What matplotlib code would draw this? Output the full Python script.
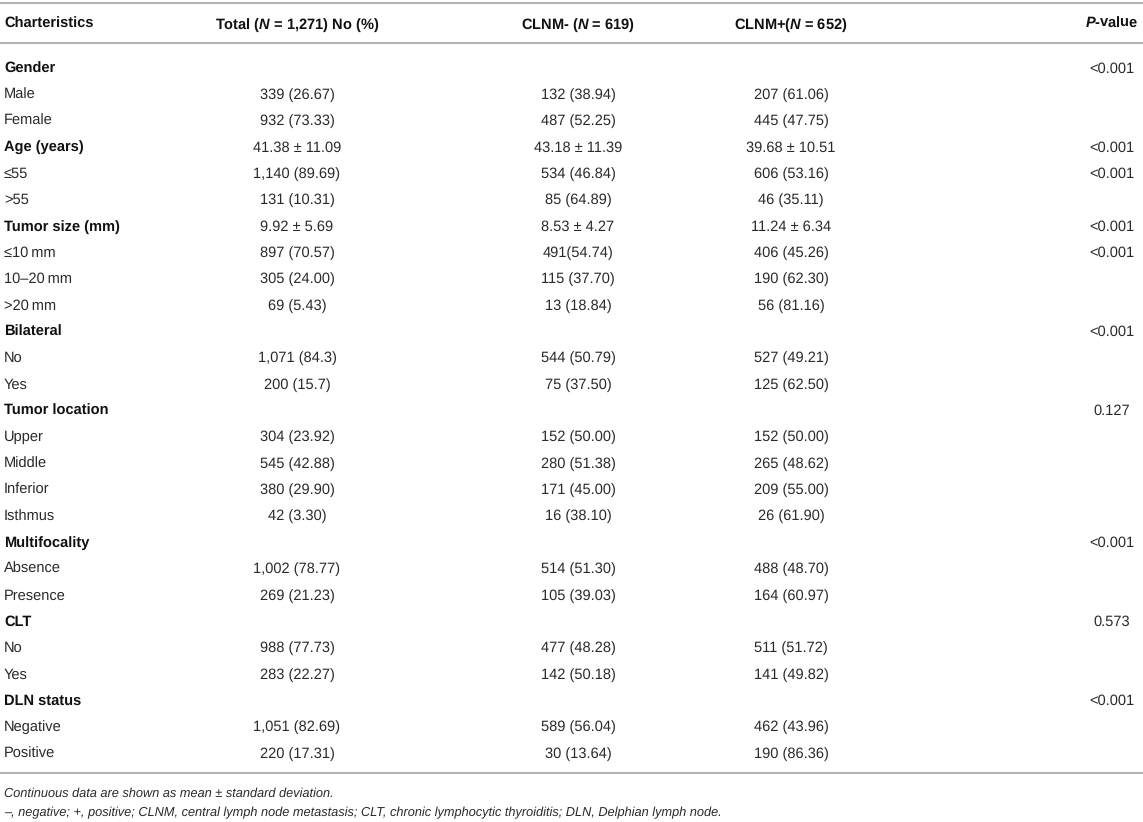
import matplotlib
matplotlib.use("Agg")
import matplotlib.pyplot as plt

plt.rcParams['font.family'] = ['Liberation Sans', 'DejaVu Sans']
plt.rcParams['mathtext.fontset'] = 'custom'
plt.rcParams['mathtext.rm'] = 'Liberation Sans'
plt.rcParams['mathtext.it'] = 'Liberation Sans:italic'
plt.rcParams['mathtext.bf'] = 'Liberation Sans:bold'
plt.rcParams['mathtext.bfit'] = 'Liberation Sans:bold:italic'
plt.rcParams['text.hinting'] = 'no_hinting'

# table content
headers = ["Charteristics", r"Total ($\mathbfit{N}$ = 1,271) No (%)",
           r"CLNM- ($\mathbfit{N}$ = 619)", r"CLNM+($\mathbfit{N}$ = 652)",
           r"$\mathbfit{P}$-value"]

labels = ["Gender", "Male", "Female",
          "Age (years)", "\u226455", ">55",
          "Tumor size (mm)", "\u226410\u2009mm", "10\u201320\u2009mm", ">20\u2009mm",
          "Bilateral", "No", "Yes",
          "Tumor location", "Upper", "Middle", "Inferior", "Isthmus",
          "Multifocality", "Absence", "Presence",
          "CLT", "No", "Yes",
          "DLN status", "Negative", "Positive"]

is_group = [True, False, False,
            True, False, False,
            True, False, False, False,
            True, False, False,
            True, False, False, False, False,
            True, False, False,
            True, False, False,
            True, False, False]

total = ["", "339 (26.67)", "932 (73.33)",
         "41.38 \u00b1 11.09", "1,140 (89.69)", "131 (10.31)",
         "9.92 \u00b1 5.69", "897 (70.57)", "305 (24.00)", "69 (5.43)",
         "", "1,071 (84.3)", "200 (15.7)",
         "", "304 (23.92)", "545 (42.88)", "380 (29.90)", "42 (3.30)",
         "", "1,002 (78.77)", "269 (21.23)",
         "", "988 (77.73)", "283 (22.27)",
         "", "1,051 (82.69)", "220 (17.31)"]

clnm_neg = ["", "132 (38.94)", "487 (52.25)",
            "43.18 \u00b1 11.39", "534 (46.84)", "85 (64.89)",
            "8.53 \u00b1 4.27", "491(54.74)", "115 (37.70)", "13 (18.84)",
            "", "544 (50.79)", "75 (37.50)",
            "", "152 (50.00)", "280 (51.38)", "171 (45.00)", "16 (38.10)",
            "", "514 (51.30)", "105 (39.03)",
            "", "477 (48.28)", "142 (50.18)",
            "", "589 (56.04)", "30 (13.64)"]

clnm_pos = ["", "207 (61.06)", "445 (47.75)",
            "39.68 \u00b1 10.51", "606 (53.16)", "46 (35.11)",
            "11.24 \u00b1 6.34", "406 (45.26)", "190 (62.30)", "56 (81.16)",
            "", "527 (49.21)", "125 (62.50)",
            "", "152 (50.00)", "265 (48.62)", "209 (55.00)", "26 (61.90)",
            "", "488 (48.70)", "164 (60.97)",
            "", "511 (51.72)", "141 (49.82)",
            "", "462 (43.96)", "190 (86.36)"]

p_values = ["<0.001", "", "",
            "<0.001", "<0.001", "",
            "<0.001", "<0.001", "", "",
            "<0.001", "", "",
            "0.127", "", "", "", "",
            "<0.001", "", "",
            "0.573", "", "",
            "<0.001", "", ""]

notes = ["Continuous data are shown as mean \u00b1 standard deviation.",
         "\u2013, negative; +, positive; CLNM, central lymph node metastasis; "
         "CLT, chronic lymphocytic thyroiditis; DLN, Delphian lymph node."]

W, H = 1143, 822
fig = plt.figure(figsize=(W / 100, H / 100), dpi=100)
ax = fig.add_axes([0, 0, 1, 1])
ax.set_xlim(0, W)
ax.set_ylim(H, 0)
ax.axis("off")

# layout (pixels)
col_x = [4, 297, 578, 791, 1112]
col_ha = ["left", "center", "center", "center", "center"]
header_y = 22
first_y = 67
row_h = 26.35
line_col = "#b4b4b4"
fs = 10.5
va = "center_baseline"

for x, ha, h in zip(col_x, col_ha, headers):
    ax.text(x, header_y, h, ha=ha, va=va, fontsize=fs,
            fontweight="bold", color="#111111")

columns = [total, clnm_neg, clnm_pos, p_values]
for i, lab in enumerate(labels):
    y = first_y + i * row_h
    ax.text(col_x[0], y, lab, ha="left", va=va, fontsize=fs,
            fontweight="bold" if is_group[i] else "normal",
            color="#111111" if is_group[i] else "#2a2a2a")
    for j, col in enumerate(columns):
        if col[i]:
            ax.text(col_x[j + 1], y, col[i], ha=col_ha[j + 1], va=va,
                    fontsize=fs, color="#2a2a2a")

last_y = first_y + (len(labels) - 1) * row_h
for ly in [3, 43, last_y + 21]:
    ax.plot([0, W], [ly, ly], color=line_col, lw=1.5, solid_capstyle="butt")

ax.text(col_x[0], last_y + 40, notes[0], ha="left", va=va,
        fontsize=9.15, style="italic", color="#2a2a2a")
ax.text(col_x[0], last_y + 59, notes[1], ha="left", va=va,
        fontsize=9.15, style="italic", color="#2a2a2a")

fig.savefig("out.png", dpi=100)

+===+

## Your task
The lines from the start of the data through the line that contains "True, False, False]" are to be returned exactly, please, with both ends included and every picture left out.

## Finished answer
What matplotlib code would draw this? Output the full Python script.
import matplotlib
matplotlib.use("Agg")
import matplotlib.pyplot as plt

plt.rcParams['font.family'] = ['Liberation Sans', 'DejaVu Sans']
plt.rcParams['mathtext.fontset'] = 'custom'
plt.rcParams['mathtext.rm'] = 'Liberation Sans'
plt.rcParams['mathtext.it'] = 'Liberation Sans:italic'
plt.rcParams['mathtext.bf'] = 'Liberation Sans:bold'
plt.rcParams['mathtext.bfit'] = 'Liberation Sans:bold:italic'
plt.rcParams['text.hinting'] = 'no_hinting'

# table content
headers = ["Charteristics", r"Total ($\mathbfit{N}$ = 1,271) No (%)",
           r"CLNM- ($\mathbfit{N}$ = 619)", r"CLNM+($\mathbfit{N}$ = 652)",
           r"$\mathbfit{P}$-value"]

labels = ["Gender", "Male", "Female",
          "Age (years)", "\u226455", ">55",
          "Tumor size (mm)", "\u226410\u2009mm", "10\u201320\u2009mm", ">20\u2009mm",
          "Bilateral", "No", "Yes",
          "Tumor location", "Upper", "Middle", "Inferior", "Isthmus",
          "Multifocality", "Absence", "Presence",
          "CLT", "No", "Yes",
          "DLN status", "Negative", "Positive"]

is_group = [True, False, False,
            True, False, False,
            True, False, False, False,
            True, False, False,
            True, False, False, False, False,
            True, False, False,
            True, False, False,
            True, False, False]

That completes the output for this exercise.